-- Begin Provided information --
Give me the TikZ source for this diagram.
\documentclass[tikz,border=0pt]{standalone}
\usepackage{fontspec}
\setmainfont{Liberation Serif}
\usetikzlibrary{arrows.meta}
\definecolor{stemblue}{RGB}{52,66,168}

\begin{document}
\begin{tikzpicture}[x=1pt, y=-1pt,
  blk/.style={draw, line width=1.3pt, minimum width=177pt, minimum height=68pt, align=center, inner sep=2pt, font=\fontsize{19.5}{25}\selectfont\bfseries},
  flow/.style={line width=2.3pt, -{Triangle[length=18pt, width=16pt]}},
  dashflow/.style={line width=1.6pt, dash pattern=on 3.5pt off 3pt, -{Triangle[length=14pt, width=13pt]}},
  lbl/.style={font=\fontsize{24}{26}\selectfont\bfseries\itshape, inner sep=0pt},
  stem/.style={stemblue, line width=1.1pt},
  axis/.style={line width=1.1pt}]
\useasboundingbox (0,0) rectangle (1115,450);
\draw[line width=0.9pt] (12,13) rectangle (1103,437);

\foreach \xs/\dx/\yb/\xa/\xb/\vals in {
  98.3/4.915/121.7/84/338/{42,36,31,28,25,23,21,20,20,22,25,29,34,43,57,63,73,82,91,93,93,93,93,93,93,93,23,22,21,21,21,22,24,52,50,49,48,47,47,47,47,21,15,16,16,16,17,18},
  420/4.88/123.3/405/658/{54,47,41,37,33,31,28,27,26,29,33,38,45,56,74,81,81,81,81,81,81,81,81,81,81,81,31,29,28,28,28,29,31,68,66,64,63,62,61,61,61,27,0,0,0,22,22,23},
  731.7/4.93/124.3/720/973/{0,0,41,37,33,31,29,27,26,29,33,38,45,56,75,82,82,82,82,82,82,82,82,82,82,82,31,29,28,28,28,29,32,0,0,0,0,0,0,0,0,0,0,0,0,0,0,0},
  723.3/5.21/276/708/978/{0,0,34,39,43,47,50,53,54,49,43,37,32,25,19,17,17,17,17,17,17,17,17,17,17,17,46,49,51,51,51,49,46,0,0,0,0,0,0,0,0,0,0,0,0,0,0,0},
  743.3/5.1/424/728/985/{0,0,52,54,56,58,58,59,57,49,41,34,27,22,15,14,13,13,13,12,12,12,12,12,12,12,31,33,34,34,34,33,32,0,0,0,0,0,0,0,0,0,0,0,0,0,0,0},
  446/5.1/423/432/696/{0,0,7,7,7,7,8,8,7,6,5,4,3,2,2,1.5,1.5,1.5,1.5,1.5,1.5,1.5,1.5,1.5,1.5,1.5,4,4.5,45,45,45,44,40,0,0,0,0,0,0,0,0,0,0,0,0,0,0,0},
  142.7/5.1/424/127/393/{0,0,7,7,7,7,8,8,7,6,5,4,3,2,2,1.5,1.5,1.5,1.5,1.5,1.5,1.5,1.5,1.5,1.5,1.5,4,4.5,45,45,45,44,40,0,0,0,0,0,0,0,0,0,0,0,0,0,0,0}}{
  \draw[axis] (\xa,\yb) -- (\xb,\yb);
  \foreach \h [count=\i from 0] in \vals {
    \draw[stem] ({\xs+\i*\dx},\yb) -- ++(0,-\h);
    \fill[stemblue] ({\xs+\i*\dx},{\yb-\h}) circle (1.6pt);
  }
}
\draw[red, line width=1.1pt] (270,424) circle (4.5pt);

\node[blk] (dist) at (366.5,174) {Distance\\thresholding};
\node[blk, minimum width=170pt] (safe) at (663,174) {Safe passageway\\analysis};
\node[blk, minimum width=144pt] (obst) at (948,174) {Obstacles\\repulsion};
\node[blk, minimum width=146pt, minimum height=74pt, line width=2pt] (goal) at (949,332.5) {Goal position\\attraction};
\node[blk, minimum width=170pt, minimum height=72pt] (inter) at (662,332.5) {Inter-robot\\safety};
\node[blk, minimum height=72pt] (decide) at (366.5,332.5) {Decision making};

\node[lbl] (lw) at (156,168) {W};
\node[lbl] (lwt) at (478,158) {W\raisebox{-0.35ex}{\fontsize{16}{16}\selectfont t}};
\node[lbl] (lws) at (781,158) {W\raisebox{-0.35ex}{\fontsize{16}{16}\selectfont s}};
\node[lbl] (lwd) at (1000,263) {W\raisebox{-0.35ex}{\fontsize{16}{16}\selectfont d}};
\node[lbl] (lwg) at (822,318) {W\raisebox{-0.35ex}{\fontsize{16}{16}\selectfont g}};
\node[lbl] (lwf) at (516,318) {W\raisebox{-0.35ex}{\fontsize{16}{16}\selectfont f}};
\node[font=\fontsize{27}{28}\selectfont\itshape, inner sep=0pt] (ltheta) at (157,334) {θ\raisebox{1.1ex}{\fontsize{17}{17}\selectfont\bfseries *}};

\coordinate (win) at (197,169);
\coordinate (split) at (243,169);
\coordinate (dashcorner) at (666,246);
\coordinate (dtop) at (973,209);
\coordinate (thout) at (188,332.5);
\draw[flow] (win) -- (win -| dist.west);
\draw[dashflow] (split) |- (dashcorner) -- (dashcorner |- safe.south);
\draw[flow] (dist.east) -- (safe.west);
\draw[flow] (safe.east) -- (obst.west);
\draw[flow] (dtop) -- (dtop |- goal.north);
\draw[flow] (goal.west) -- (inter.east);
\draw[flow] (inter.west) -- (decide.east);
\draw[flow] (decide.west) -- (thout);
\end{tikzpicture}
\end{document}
-- End Provided information --
-- Begin Provided information --
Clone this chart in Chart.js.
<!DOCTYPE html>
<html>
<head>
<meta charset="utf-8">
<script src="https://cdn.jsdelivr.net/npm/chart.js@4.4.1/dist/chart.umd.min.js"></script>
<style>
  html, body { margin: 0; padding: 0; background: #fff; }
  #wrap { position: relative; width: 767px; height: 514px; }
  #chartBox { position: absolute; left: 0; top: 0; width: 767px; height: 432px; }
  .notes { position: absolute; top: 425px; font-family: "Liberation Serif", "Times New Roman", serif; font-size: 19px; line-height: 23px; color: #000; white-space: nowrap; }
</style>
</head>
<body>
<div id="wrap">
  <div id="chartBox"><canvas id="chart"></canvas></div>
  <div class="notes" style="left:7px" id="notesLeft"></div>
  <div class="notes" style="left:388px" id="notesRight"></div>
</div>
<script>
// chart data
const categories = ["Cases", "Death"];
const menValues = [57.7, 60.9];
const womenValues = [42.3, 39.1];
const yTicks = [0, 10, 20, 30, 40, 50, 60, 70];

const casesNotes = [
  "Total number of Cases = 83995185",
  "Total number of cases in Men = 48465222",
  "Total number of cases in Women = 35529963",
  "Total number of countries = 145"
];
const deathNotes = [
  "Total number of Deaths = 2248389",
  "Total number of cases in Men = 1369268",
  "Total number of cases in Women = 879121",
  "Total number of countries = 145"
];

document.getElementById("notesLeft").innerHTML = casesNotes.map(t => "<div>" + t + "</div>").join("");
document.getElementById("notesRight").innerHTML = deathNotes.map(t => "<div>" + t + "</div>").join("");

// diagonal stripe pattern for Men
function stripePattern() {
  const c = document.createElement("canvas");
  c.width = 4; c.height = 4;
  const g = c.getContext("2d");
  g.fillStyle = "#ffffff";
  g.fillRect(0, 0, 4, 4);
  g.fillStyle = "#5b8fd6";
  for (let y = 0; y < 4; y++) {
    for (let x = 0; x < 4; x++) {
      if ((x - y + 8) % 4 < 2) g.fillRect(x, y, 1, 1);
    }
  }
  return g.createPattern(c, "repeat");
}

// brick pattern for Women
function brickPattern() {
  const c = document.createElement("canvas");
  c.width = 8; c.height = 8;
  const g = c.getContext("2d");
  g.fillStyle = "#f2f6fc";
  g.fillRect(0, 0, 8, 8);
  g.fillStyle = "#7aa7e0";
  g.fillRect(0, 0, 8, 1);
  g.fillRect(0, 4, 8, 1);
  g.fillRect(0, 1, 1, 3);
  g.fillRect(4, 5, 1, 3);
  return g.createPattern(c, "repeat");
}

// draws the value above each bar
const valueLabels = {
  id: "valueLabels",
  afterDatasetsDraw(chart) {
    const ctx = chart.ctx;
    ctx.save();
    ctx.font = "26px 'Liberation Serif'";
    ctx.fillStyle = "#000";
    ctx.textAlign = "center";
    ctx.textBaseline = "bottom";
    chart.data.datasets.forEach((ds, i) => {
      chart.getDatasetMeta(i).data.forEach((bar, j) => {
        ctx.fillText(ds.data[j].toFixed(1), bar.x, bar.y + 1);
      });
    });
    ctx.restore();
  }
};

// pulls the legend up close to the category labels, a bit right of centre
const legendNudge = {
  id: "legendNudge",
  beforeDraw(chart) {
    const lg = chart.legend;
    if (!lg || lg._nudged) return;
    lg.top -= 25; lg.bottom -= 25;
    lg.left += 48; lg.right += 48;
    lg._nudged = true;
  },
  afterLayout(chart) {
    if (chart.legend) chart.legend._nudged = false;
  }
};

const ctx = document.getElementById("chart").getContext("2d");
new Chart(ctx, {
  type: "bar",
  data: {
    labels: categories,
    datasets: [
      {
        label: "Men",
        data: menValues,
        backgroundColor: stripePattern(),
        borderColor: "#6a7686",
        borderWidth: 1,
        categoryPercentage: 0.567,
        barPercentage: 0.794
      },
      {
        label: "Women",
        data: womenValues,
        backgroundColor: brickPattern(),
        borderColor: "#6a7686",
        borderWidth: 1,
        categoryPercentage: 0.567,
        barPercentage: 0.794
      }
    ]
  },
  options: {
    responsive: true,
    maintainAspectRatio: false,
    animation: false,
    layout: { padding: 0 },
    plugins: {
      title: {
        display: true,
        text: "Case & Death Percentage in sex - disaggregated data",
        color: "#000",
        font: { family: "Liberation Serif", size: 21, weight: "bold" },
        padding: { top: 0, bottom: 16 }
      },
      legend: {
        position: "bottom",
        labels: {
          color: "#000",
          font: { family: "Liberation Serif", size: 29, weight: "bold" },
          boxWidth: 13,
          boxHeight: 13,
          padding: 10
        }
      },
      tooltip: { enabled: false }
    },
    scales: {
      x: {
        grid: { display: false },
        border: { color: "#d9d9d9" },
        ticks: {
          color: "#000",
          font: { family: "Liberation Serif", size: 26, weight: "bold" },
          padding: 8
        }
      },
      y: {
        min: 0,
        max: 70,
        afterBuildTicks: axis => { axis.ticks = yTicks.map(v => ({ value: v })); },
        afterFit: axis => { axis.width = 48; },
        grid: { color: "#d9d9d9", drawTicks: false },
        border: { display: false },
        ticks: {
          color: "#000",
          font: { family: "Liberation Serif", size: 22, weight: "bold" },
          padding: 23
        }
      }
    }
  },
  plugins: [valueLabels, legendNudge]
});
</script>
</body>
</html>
-- End Provided information --
Required work:
Copy out exactly the lines running from the one with "Give me the TikZ source for this diagram." to the one with "(12,13) rectangle (1103,437);", including both ends, and nothing more.

Solution to the problem:
Give me the TikZ source for this diagram.
\documentclass[tikz,border=0pt]{standalone}
\usepackage{fontspec}
\setmainfont{Liberation Serif}
\usetikzlibrary{arrows.meta}
\definecolor{stemblue}{RGB}{52,66,168}

\begin{document}
\begin{tikzpicture}[x=1pt, y=-1pt,
  blk/.style={draw, line width=1.3pt, minimum width=177pt, minimum height=68pt, align=center, inner sep=2pt, font=\fontsize{19.5}{25}\selectfont\bfseries},
  flow/.style={line width=2.3pt, -{Triangle[length=18pt, width=16pt]}},
  dashflow/.style={line width=1.6pt, dash pattern=on 3.5pt off 3pt, -{Triangle[length=14pt, width=13pt]}},
  lbl/.style={font=\fontsize{24}{26}\selectfont\bfseries\itshape, inner sep=0pt},
  stem/.style={stemblue, line width=1.1pt},
  axis/.style={line width=1.1pt}]
\useasboundingbox (0,0) rectangle (1115,450);
\draw[line width=0.9pt] (12,13) rectangle (1103,437);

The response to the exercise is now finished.